Registration Statement No. 333-169287, filed with the Commission by the Original Registrant on September 9, 2010, as amended by Post-Effective Amendment No. 1 to such Registration Statement on Form S-8 filed with the Commission by the Successor Registrant on January 4, 2016, registering the offer and sale of 4,000,000 shares of Common Stock issuable pursuant to the 1994 Stock Plan;

 

   

Registration Statement No. 333-153444, filed with the Commission by the Original Registrant on September 11, 2008, as amended by Post-Effective Amendment No. 1 to such Registration Statement on Form S-8 filed with the Commission by the Successor Registrant on January 4, 2016, registering the offer and sale of 1,000,000 shares of Common Stock issuable pursuant to the 1994 Stock Plan;

 

   

Registration Statement No. 333-122172, filed with the Commission by the Original Registrant on January 20, 2005, as amended by Post-Effective Amendment No. 1 to such Registration Statement on Form S-8 filed with the Commission by the Original Registrant on May 3, 2007 and as amended by Post-Effective Amendment No. 2 to such Registration Statement on Form S-8 filed with the Commission by the Successor Registrant on January 4, 2016, registering the offer and sale of 2,500,000 shares of Common Stock issuable pursuant to the 1994 Stock Plan;

 

   

Registration Statement No. 333-61925, filed with the Commission by the Original Registrant on August 20, 1998, as amended by Post-Effective Amendment No. 1 to such Registration Statement on Form S-8 filed with the Commission by the Original Registrant on January 20, 2005, as amended by Post-Effective Amendment No. 2 to such Registration Statement on Form S-8 filed with the Commission by the Original Registrant on January 25, 2005 and as amended by Post-Effective Amendment No. 3 to such Registration Statement on Form S-8 filed with the Commission by the Successor Registrant on January 4, 2016, registering the offer and sale of 2,250,000 shares of Common Stock issuable pursuant to the 1994 Stock Plan; and

 

   

Registration Statement No. 333-38912, filed with the Commission by the Original Registrant on June 9, 2000, as amended by Post-Effective Amendment No. 1 to such Registration Statement on Form S-8 filed with the Commission by the Original Registrant on January 20, 2005, as amended by Post-Effective Amendment No. 2 to such Registration Statement on Form S-8 filed with the Commission by the Original Registrant on June 11, 2009, as amended by Post-Effective Amendment No. 3 to such Registration Statement on Form S-8 filed with the Commission by the Original Registrant on December 10, 2010 and as amended by Post-Effective Amendment No. 4 to such Registration Statement on Form S-8 filed with the Commission by the Successor Registrant on January 4, 2016, registering the offer and sale of $550,000 of shares of Common Stock issuable pursuant to the Forest City Realty Trust, Inc. Deferred Compensation Plan for Nonemployee Directors and the Forest City Realty Trust, Inc. 2005 Deferred Compensation Plan for Nonemployee Directors.
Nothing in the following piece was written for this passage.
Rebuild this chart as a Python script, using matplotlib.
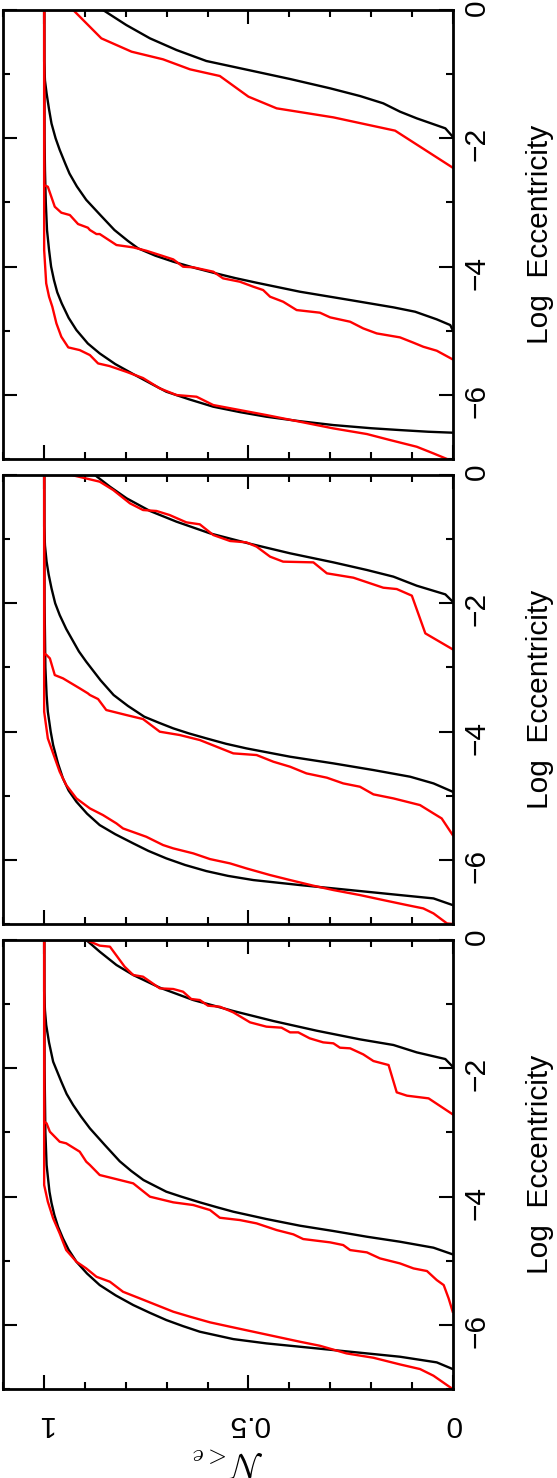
import numpy as np
import matplotlib.pyplot as plt
from matplotlib.ticker import MultipleLocator

plt.rcParams['font.family'] = ['Liberation Sans', 'DejaVu Sans']
plt.rcParams['mathtext.fontset'] = 'cm'

# each curve is a list of (log eccentricity, N(<e)) pairs
# panels listed top -> bottom as they appear in the (rotated) page

# ---- top panel
top_black_a = [(0, 0.856), (-0.234, 0.799), (-0.442, 0.741), (-0.624, 0.676), (-0.795, 0.603),
               (-0.936, 0.500), (-1.076, 0.398), (-1.221, 0.300), (-1.341, 0.227), (-1.455, 0.170),
               (-1.585, 0.129), (-1.689, 0.088), (-1.845, 0.018), (-1.975, 0.0)]
top_red_a = [(0, 1.0), (0, 0.929), (-0.442, 0.860), (-0.650, 0.786), (-0.769, 0.709), (-0.925, 0.643),
             (-1.029, 0.570), (-1.351, 0.500), (-1.533, 0.431), (-1.674, 0.292), (-1.881, 0.141),
             (-2.458, 0.0)]
top_black_b = [(0, 1.0), (-0.8, 1.0), (-1.1, 0.998), (-1.30, 0.994), (-1.55, 0.988), (-1.77, 0.982),
               (-2.0, 0.972), (-2.18, 0.962), (-2.4, 0.948), (-2.55, 0.938), (-2.75, 0.92), (-2.96, 0.897),
               (-3.2, 0.862), (-3.43, 0.828), (-3.6, 0.795), (-3.716, 0.77), (-3.83, 0.728), (-3.924, 0.684),
               (-4.02, 0.632), (-4.096, 0.586), (-4.18, 0.532), (-4.252, 0.480), (-4.392, 0.374),
               (-4.522, 0.251), (-4.636, 0.145), (-4.704, 0.092), (-4.823, 0.039), (-4.912, 0.006),
               (-4.99, 0.0)]
top_red_b = [(0, 1.0), (-2.73, 1.0), (-2.755, 0.991), (-3.067, 0.974), (-3.16, 0.958), (-3.197, 0.937),
             (-3.337, 0.917), (-3.394, 0.893), (-3.43, 0.888), (-3.493, 0.872), (-3.493, 0.864),
             (-3.664, 0.823), (-3.701, 0.782), (-3.753, 0.750), (-3.820, 0.717), (-3.888, 0.684),
             (-4.002, 0.660), (-4.012, 0.635), (-4.080, 0.586), (-4.184, 0.562), (-4.236, 0.521),
             (-4.314, 0.488), (-4.366, 0.464), (-4.470, 0.447), (-4.548, 0.415), (-4.678, 0.382),
             (-4.719, 0.325), (-4.792, 0.300), (-4.860, 0.251), (-4.964, 0.219), (-5.042, 0.186),
             (-5.104, 0.129), (-5.187, 0.096), (-5.250, 0.072), (-5.312, 0.039), (-5.447, 0.0)]
top_black_c = [(0, 1.0), (-2.0, 0.999), (-2.5, 0.998), (-3.0, 0.996), (-3.43, 0.993), (-3.742, 0.988),
               (-4.0, 0.983), (-4.21, 0.976), (-4.4, 0.968), (-4.574, 0.957), (-4.8, 0.94), (-4.99, 0.921),
               (-5.2, 0.893), (-5.354, 0.864), (-5.52, 0.826), (-5.676, 0.782), (-5.82, 0.74),
               (-5.951, 0.701), (-6.07, 0.645), (-6.185, 0.586), (-6.27, 0.52), (-6.341, 0.456),
               (-6.41, 0.375), (-6.471, 0.292), (-6.52, 0.2), (-6.549, 0.129), (-6.575, 0.06),
               (-6.59, 0.0)]
top_red_c = [(0, 1.0), (-3.742, 1.0), (-4.262, 0.995), (-4.470, 0.988), (-4.626, 0.980), (-4.886, 0.970),
             (-5.094, 0.958), (-5.260, 0.941), (-5.302, 0.913), (-5.380, 0.888), (-5.510, 0.868),
             (-5.551, 0.840), (-5.640, 0.799), (-5.738, 0.758), (-5.899, 0.717), (-6.003, 0.676),
             (-6.029, 0.627), (-6.159, 0.586), (-6.237, 0.521), (-6.315, 0.456), (-6.419, 0.374),
             (-6.523, 0.292), (-6.611, 0.210), (-6.705, 0.153), (-6.809, 0.088), (-6.913, 0.047),
             (-7.0, 0.014)]

# ---- middle panel
mid_black_a = [(0, 0.876), (-0.182, 0.839), (-0.364, 0.798), (-0.561, 0.741), (-0.728, 0.676),
               (-0.910, 0.594), (-1.066, 0.500), (-1.221, 0.398), (-1.362, 0.292), (-1.481, 0.210),
               (-1.585, 0.145), (-1.726, 0.088), (-1.861, 0.018), (-1.975, 0.0)]
mid_red_a = [(0, 1.0), (0, 0.933), (-0.104, 0.864), (-0.234, 0.831), (-0.442, 0.790), (-0.546, 0.758),
             (-0.561, 0.725), (-0.624, 0.693), (-0.738, 0.652), (-0.769, 0.619), (-0.936, 0.586),
             (-1.029, 0.545), (-1.050, 0.505), (-1.117, 0.480), (-1.273, 0.447), (-1.351, 0.415),
             (-1.362, 0.341), (-1.533, 0.308), (-1.601, 0.243), (-1.757, 0.170), (-1.778, 0.137),
             (-1.881, 0.100), (-2.469, 0.067), (-2.718, 0.0)]
mid_black_b = [(0, 1.0), (-0.8, 1.0), (-1.1, 0.998), (-1.351, 0.994), (-1.55, 0.989), (-1.767, 0.982),
               (-2.0, 0.973), (-2.183, 0.962), (-2.4, 0.946), (-2.547, 0.933), (-2.75, 0.915),
               (-2.911, 0.897), (-3.2, 0.862), (-3.43, 0.83), (-3.6, 0.795), (-3.768, 0.755),
               (-3.86, 0.72), (-3.950, 0.684), (-4.03, 0.645), (-4.106, 0.603), (-4.19, 0.555),
               (-4.262, 0.505), (-4.392, 0.398), (-4.496, 0.292), (-4.600, 0.194), (-4.704, 0.104),
               (-4.808, 0.047), (-4.938, 0.0)]
mid_red_b = [(0, 1.0), (-2.78, 1.0), (-2.807, 0.994), (-2.859, 0.986), (-3.119, 0.974), (-3.170, 0.954),
             (-3.326, 0.913), (-3.404, 0.893), (-3.43, 0.888), (-3.493, 0.868), (-3.664, 0.848),
             (-3.742, 0.799), (-3.805, 0.758), (-4.002, 0.717), (-4.054, 0.668), (-4.132, 0.619),
             (-4.236, 0.578), (-4.340, 0.537), (-4.366, 0.480), (-4.470, 0.439), (-4.548, 0.398),
             (-4.652, 0.358), (-4.719, 0.308), (-4.808, 0.268), (-4.860, 0.227), (-4.979, 0.194),
             (-5.042, 0.145), (-5.146, 0.080), (-5.276, 0.047), (-5.354, 0.027), (-5.613, 0.0)]
mid_black_c = [(0, 1.0), (-2.0, 0.999), (-2.5, 0.998), (-3.0, 0.997), (-3.43, 0.994), (-3.69, 0.991),
               (-4.0, 0.984), (-4.21, 0.978), (-4.5, 0.966), (-4.730, 0.954), (-4.92, 0.94), (-5.094, 0.921),
               (-5.28, 0.895), (-5.458, 0.864), (-5.6, 0.826), (-5.743, 0.782), (-5.86, 0.745),
               (-5.977, 0.701), (-6.08, 0.655), (-6.175, 0.603), (-6.25, 0.55), (-6.315, 0.488),
               (-6.393, 0.374), (-6.471, 0.251), (-6.549, 0.129), (-6.601, 0.047), (-6.705, 0.0)]
mid_red_c = [(0, 1.0), (-3.69, 1.0), (-4.106, 0.991), (-4.340, 0.978), (-4.626, 0.962), (-4.834, 0.946),
             (-5.042, 0.921), (-5.198, 0.888), (-5.302, 0.856), (-5.432, 0.823), (-5.510, 0.807),
             (-5.640, 0.750), (-5.769, 0.709), (-5.821, 0.684), (-5.899, 0.635), (-5.988, 0.594),
             (-6.055, 0.545), (-6.133, 0.505), (-6.237, 0.447), (-6.315, 0.398), (-6.403, 0.341),
             (-6.471, 0.292), (-6.549, 0.227), (-6.627, 0.170), (-6.705, 0.112), (-6.757, 0.072),
             (-6.835, 0.047), (-6.991, 0.014), (-7.0, 0.0)]

# ---- bottom panel
bot_black_a = [(0, 0.897), (-0.182, 0.864), (-0.390, 0.823), (-0.546, 0.782), (-0.743, 0.717),
               (-0.936, 0.635), (-1.107, 0.537), (-1.263, 0.439), (-1.414, 0.333), (-1.549, 0.227),
               (-1.637, 0.145), (-1.752, 0.088), (-1.856, 0.018), (-1.975, 0.0)]
bot_red_a = [(0, 1.0), (0, 0.897), (-0.088, 0.864), (-0.104, 0.839), (-0.416, 0.803), (-0.546, 0.782),
             (-0.572, 0.758), (-0.754, 0.717), (-0.764, 0.684), (-0.806, 0.660), (-0.920, 0.640),
             (-0.936, 0.619), (-1.024, 0.599), (-1.040, 0.570), (-1.128, 0.537), (-1.284, 0.496),
             (-1.351, 0.456), (-1.367, 0.419), (-1.440, 0.398), (-1.440, 0.378), (-1.533, 0.350),
             (-1.596, 0.317), (-1.611, 0.292), (-1.679, 0.276), (-1.689, 0.251), (-1.783, 0.219),
             (-1.887, 0.194), (-1.949, 0.157), (-2.375, 0.137), (-2.427, 0.112), (-2.469, 0.059),
             (-2.718, 0.0)]
bot_black_b = [(0, 1.0), (-0.8, 1.0), (-1.1, 0.998), (-1.325, 0.995), (-1.6, 0.988), (-1.897, 0.978),
               (-2.209, 0.958), (-2.4, 0.945), (-2.573, 0.929), (-2.75, 0.91), (-2.937, 0.888),
               (-3.2, 0.851), (-3.45, 0.815), (-3.6, 0.787), (-3.742, 0.757), (-3.83, 0.73),
               (-3.924, 0.701), (-4.0, 0.665), (-4.090, 0.619), (-4.17, 0.575), (-4.236, 0.537),
               (-4.350, 0.456), (-4.454, 0.374), (-4.537, 0.292), (-4.626, 0.210), (-4.704, 0.129),
               (-4.797, 0.047), (-4.901, 0.0)]
bot_red_b = [(0, 1.0), (-2.83, 1.0), (-2.859, 0.994), (-2.989, 0.986), (-3.145, 0.962), (-3.170, 0.946),
             (-3.300, 0.913), (-3.456, 0.897), (-3.508, 0.888), (-3.664, 0.864), (-3.716, 0.831),
             (-3.794, 0.782), (-4.002, 0.741), (-4.090, 0.684), (-4.132, 0.635), (-4.210, 0.594),
             (-4.330, 0.570), (-4.366, 0.521), (-4.418, 0.480), (-4.522, 0.431), (-4.589, 0.390),
             (-4.662, 0.366), (-4.714, 0.300), (-4.756, 0.268), (-4.834, 0.251), (-4.870, 0.210),
             (-4.964, 0.178), (-5.042, 0.129), (-5.120, 0.096), (-5.161, 0.063), (-5.302, 0.039),
             (-5.380, 0.022), (-5.587, 0.010), (-5.795, 0.0)]
bot_black_c = [(0, 1.0), (-2.0, 0.999), (-2.5, 0.998), (-3.0, 0.997), (-3.508, 0.994), (-3.924, 0.987),
               (-4.1, 0.982), (-4.288, 0.975), (-4.47, 0.966), (-4.652, 0.954), (-4.83, 0.94),
               (-5.016, 0.921), (-5.2, 0.895), (-5.380, 0.864), (-5.54, 0.825), (-5.691, 0.782),
               (-5.81, 0.742), (-5.925, 0.701), (-6.02, 0.66), (-6.107, 0.619), (-6.222, 0.537),
               (-6.289, 0.456), (-6.341, 0.374), (-6.393, 0.292), (-6.445, 0.210), (-6.497, 0.129),
               (-6.585, 0.039), (-6.689, 0.0)]
bot_red_c = [(0, 1.0), (-3.820, 1.0), (-4.080, 0.991), (-4.340, 0.978), (-4.574, 0.962), (-4.834, 0.946),
             (-5.016, 0.921), (-5.120, 0.897), (-5.250, 0.872), (-5.328, 0.839), (-5.484, 0.807),
             (-5.587, 0.766), (-5.691, 0.725), (-5.795, 0.684), (-5.873, 0.643), (-5.961, 0.594),
             (-6.029, 0.545), (-6.107, 0.488), (-6.185, 0.431), (-6.263, 0.374), (-6.326, 0.325),
             (-6.445, 0.260), (-6.513, 0.194), (-6.617, 0.129), (-6.689, 0.080), (-6.793, 0.047),
             (-6.939, 0.014), (-7.0, 0.0)]

panels = [
    [top_black_a, top_black_b, top_black_c, top_red_a, top_red_b, top_red_c],
    [mid_black_a, mid_black_b, mid_black_c, mid_red_a, mid_red_b, mid_red_c],
    [bot_black_a, bot_black_b, bot_black_c, bot_red_a, bot_red_b, bot_red_c],
]
n_ticks = [1, 0.5, 0]
n_ticklabels = ['1', '0.5', '0']

W, H = 557.0, 1478.0
panel_tops = [10, 475, 940]   # pixel rows of the panel tops
FS = 21.5


def draw_panel(fig, top, curves, last):
    ax = fig.add_axes([3.3 / W, 1 - (top + 449) / H, 449.4 / W, 449 / H])
    for k, c in enumerate(curves):
        loge, n = np.array(c).T
        col = 'black' if k < 3 else '#ff0000'
        ax.plot(n, loge, color=col, lw=1.7, solid_joinstyle='round')

    ax.set_xlim(1.1, 0)
    ax.set_ylim(-7, 0)
    ax.set_xticks(n_ticks, labels=n_ticklabels)
    ax.xaxis.set_minor_locator(MultipleLocator(0.1))
    ax.yaxis.set_major_locator(MultipleLocator(2))
    ax.yaxis.set_minor_locator(MultipleLocator(1))
    ax.tick_params(which='both', direction='in', top=True, bottom=True, left=True, right=True,
                   labelleft=False, labelright=True, width=1.5)
    ax.tick_params(which='major', length=10)
    ax.tick_params(which='minor', length=5)
    ax.tick_params(axis='y', labelrotation=90, labelsize=FS, pad=7)
    for s in ax.spines.values():
        s.set_linewidth(2)

    ax.yaxis.set_label_position('right')
    ax.set_ylabel('Log  Eccentricity', fontsize=FS, rotation=90)
    ax.yaxis.set_label_coords(1.194, 0.5)
    ax.yaxis.label.set_va('center')

    if last:
        ax.tick_params(axis='x', labelrotation=180, labelsize=FS, pad=15)
        ax.set_xlabel(r'$\mathcal{N}_{<e}$', fontsize=25, rotation=180)
        ax.xaxis.set_label_coords(0.5, -0.163)
        ax.xaxis.label.set_va('center')
    else:
        ax.tick_params(axis='x', labelbottom=False)
    return ax


fig = plt.figure(figsize=(W / 100, H / 100), dpi=100)
for i, (top, curves) in enumerate(zip(panel_tops, panels)):
    draw_panel(fig, top, curves, i == len(panels) - 1)

fig.savefig('out.png', dpi=100)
On July 30, 2018, the Successor Registrant entered into an Agreement and Plan of Merger (the “Merger Agreement”) by and among the Successor Registrant, Antlia Holdings LLC, a Delaware limited liability company (“Parent”), and Antlia Merger Sub Inc., a Maryland corporation (“Merger Sub”). On December 7, 2018, pursuant to the Merger Agreement, following the filing of the Articles of Merger with the State Department of Assessments and Taxation of the State of Maryland (the “Effective Time”), Merger Sub merged with and into the Successor Registrant, with the Successor Registrant surviving as a wholly owned subsidiary of Parent (the “Merger”), and each share of Common Stock of the Successor Registrant issued and outstanding immediately prior to the Effective Time (other than any shares of Common Stock owned by Parent, Merger Sub or any other wholly owned subsidiary of Parent, in each case not held on behalf of third parties) was automatically canceled and converted into the right to receive an amount in cash equal to $25.35. In connection with the Merger, the Successor Registrant has terminated all offerings of the Successor Registrant’s securities pursuant to the Registration Statements.

In accordance with undertakings made by the Original Registrant in each of the Registration Statements to remove from registration, by means of post-effective amendments, any of the securities registered pursuant to the Registration Statements that remain unsold at the termination of the offerings, the Successor Registrant hereby removes from registration all such securities registered but unsold under the Registration Statements, if any, as of the filing date of these Post-Effective Amendments. Each Registration Statement is hereby amended, as appropriate, to reflect the deregistration of such securities.


SIGNATURES

Pursuant to the requirements of the Securities Act of 1933, as amended, and Rule 478 thereunder, the Successor Registrant certifies that it has reasonable grounds to believe that it meets all of the requirements for filing these Post-Effective Amendments to the Registration Statements on Form S-8 and has duly caused these Post-Effective Amendments to the Registration Statements on Form S-8 to be signed on its behalf by the undersigned, thereunto duly authorized, in the City of Cleveland, the State of Ohio, on this 7th day of December, 2018.

 

FOREST CITY REALTY TRUST, INC.
By:   /s/ Ketan Patel
  Ketan Patel
  General Counsel and Secretary

No other person is required to sign this Post-Effective Amendment in reliance upon Rule 478 under the Securities Act of 1933, as amended.